August 16th 2010
Pastry is considered to be quite difficult to make and cold hands are prized as good for the art. I read a delightful book called Countryman’s Cooking, by W.M.W. Fowler, containing fantastic tips and recipes for cooking fish and game, he however, always called for “Flakey Flossie” to make the pastry, in exchange for supper and a few glasses of gin.
I’ve tried a few pastry recipes over the years, from books by Delia, Keith Floyd and Elizabeth David. I found the best ones (among many other useful recipes) in Cordon Bleu Cookery, by Rosemary Hume and Muriel Downes, sadly now out of print. I had a copy in the early 80’s, which I lost and then miraculously found another copy in a second hand, English, bookshop in Barcelona, for 600 pesetas in 1992.
I discover a brilliant trick for making pastry a couple of years ago, while browsing a W.I. cookbook at a girlfriend’s mother’s house. Once you try this you’ll never buy that awful, frozen stuff from supermarkets again! No mess and no sticky fingers.
First of all, you need a food processor – I had one that sat in a cupboard for 20 years until I realised it could make pastry…
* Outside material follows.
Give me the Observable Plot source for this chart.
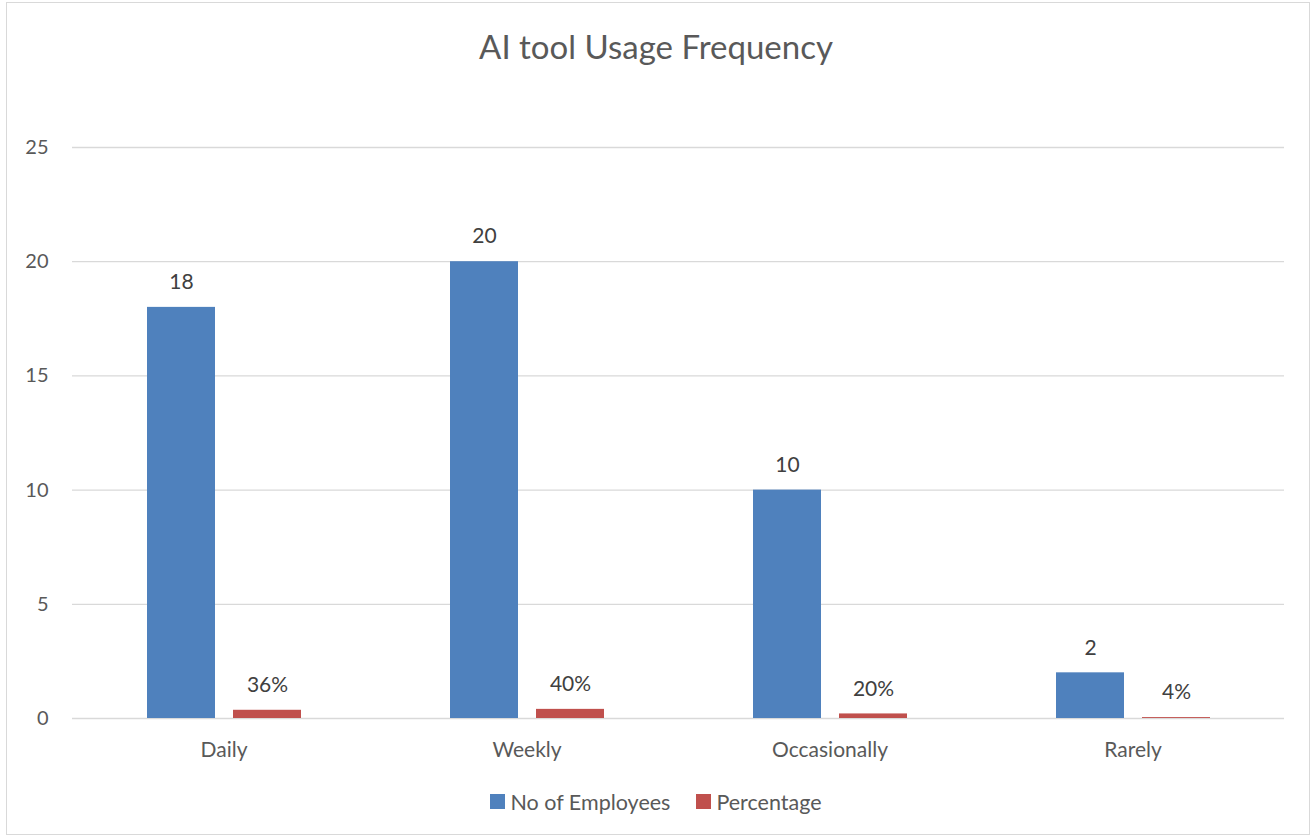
<!DOCTYPE html>
<html>
<head>
<meta charset="utf-8">
<script src="https://cdn.jsdelivr.net/npm/d3@7"></script>
<script src="https://cdn.jsdelivr.net/npm/@observablehq/plot@0.6"></script>
<style>
  html, body { margin: 0; padding: 0; background: #fff; }
  #wrap { position: relative; width: 1312px; height: 838px; overflow: hidden; font-family: Lato, "Liberation Sans", sans-serif; color: #595959; }
  #border { position: absolute; left: 6px; top: 2px; width: 1304px; height: 833px; border: 1px solid #d9d9d9; box-sizing: border-box; }
  #title { position: absolute; left: 0; width: 1312px; top: 26px; text-align: center; font-size: 33px; color: #595959; }
  #chart { position: absolute; left: 0; top: 0; }
  #legend { position: absolute; left: 0; width: 1312px; top: 788px; text-align: center; font-size: 21.5px; color: #595959; }
  .item { display: inline-flex; align-items: center; margin: 0 13px; }
  .sw { width: 15px; height: 15px; margin-right: 5px; display: inline-block; }
</style>
</head>
<body>
<div id="wrap">
  <div id="border"></div>
  <div id="title">AI tool Usage Frequency</div>
  <div id="chart"></div>
  <div id="legend"></div>
</div>
<script>
const categories = ["Daily", "Weekly", "Occasionally", "Rarely"];
const employees = [18, 20, 10, 2];
const percentage = [0.36, 0.40, 0.20, 0.04];
const seriesNames = ["No of Employees", "Percentage"];
const seriesColors = ["#4F81BD", "#C0504D"];
const yTicks = [0, 5, 10, 15, 20, 25];

const rows = categories.flatMap((c, i) => [
  {cat: c, series: seriesNames[0], value: employees[i], label: String(employees[i])},
  {cat: c, series: seriesNames[1], value: percentage[i], label: Math.round(percentage[i] * 100) + "%"}
]);

const plot = Plot.plot({
  width: 1312,
  height: 770,
  marginLeft: 72,
  marginRight: 28,
  marginTop: 147,
  marginBottom: 52,
  style: {fontFamily: "Lato, 'Liberation Sans', sans-serif", fontSize: "20px", color: "#595959", background: "transparent"},
  fx: {domain: categories, padding: 0, label: null, axis: "bottom", tickSize: 0, tickPadding: 24},
  x: {domain: seriesNames, axis: null, paddingInner: 0.21, paddingOuter: 0.866},
  y: {domain: [0, 25], ticks: yTicks, label: null, tickSize: 0, tickPadding: 24},
  color: {domain: seriesNames, range: seriesColors},
  marks: [
    Plot.ruleY(yTicks, {stroke: "#d9d9d9", strokeWidth: 1.3}),
    Plot.barY(rows, {fx: "cat", x: "series", y: "value", fill: "series"}),
    Plot.text(rows, {fx: "cat", x: "series", y: "value", text: "label", dy: -25, fill: "#404040", fontSize: 21})
  ]
});
plot.querySelectorAll("[aria-label='fx-axis tick label'] text, g[aria-label='fx-axis tick label']").forEach(g => g.setAttribute("font-size", "21"));
document.getElementById("chart").appendChild(plot);

const legend = document.getElementById("legend");
seriesNames.forEach((n, i) => {
  const it = document.createElement("span");
  it.className = "item";
  it.innerHTML = `<span class="sw" style="background:${seriesColors[i]}"></span>${n}`;
  legend.appendChild(it);
});
</script>
</body>
</html>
This will make enough pastry for a decent sized quiche or pie crust:
10 oz (282 g) plain flour
1 level teaspoon of salt
5 oz (141 g) cold butter, cut into small cubes (that’s the equivalent of half a pat of butter)
About 5 or 6 dessertspoons of water
N.B. 9 oz = 250 g and the flour to butter ratio is 2:1
Add all the ingredients, except the water, to your food processor, making sure you are using the blade attachment. My food processor has two speeds, 1 and 2. Speed 1 is sufficient. Put the lid on the food processor and turn it on. You will see lumps of butter being mixed into the flour and then you should begin to see what is called crumb – the mixture looks like breadcrumbs. When this happens, drip your water very slowly into the food processor. You will see that the the mixture begins to get lumpy and will suddenly form an oblong ball (like my picture above). When this happens the pastry is done – stop the food processor. Please note that the quantity of water needed depends on the size of the spoon, you might need slightly more or less than stated. If you add 6 spoons of water and the pastry hasn’t formed a ball, then just add a tiny bit more, slowly.
You should chill your pastry for an hour or so before rolling it out for use. It’s quite easy to flour a piece of cling film and flour the pasty too, before wrapping it up and putting it in the fridge. This pastry will keep overnight and anyone lacking a food processor can still make this in the traditional manner.
You can use this method to make any simple pastry recipe and fresh pasta dough.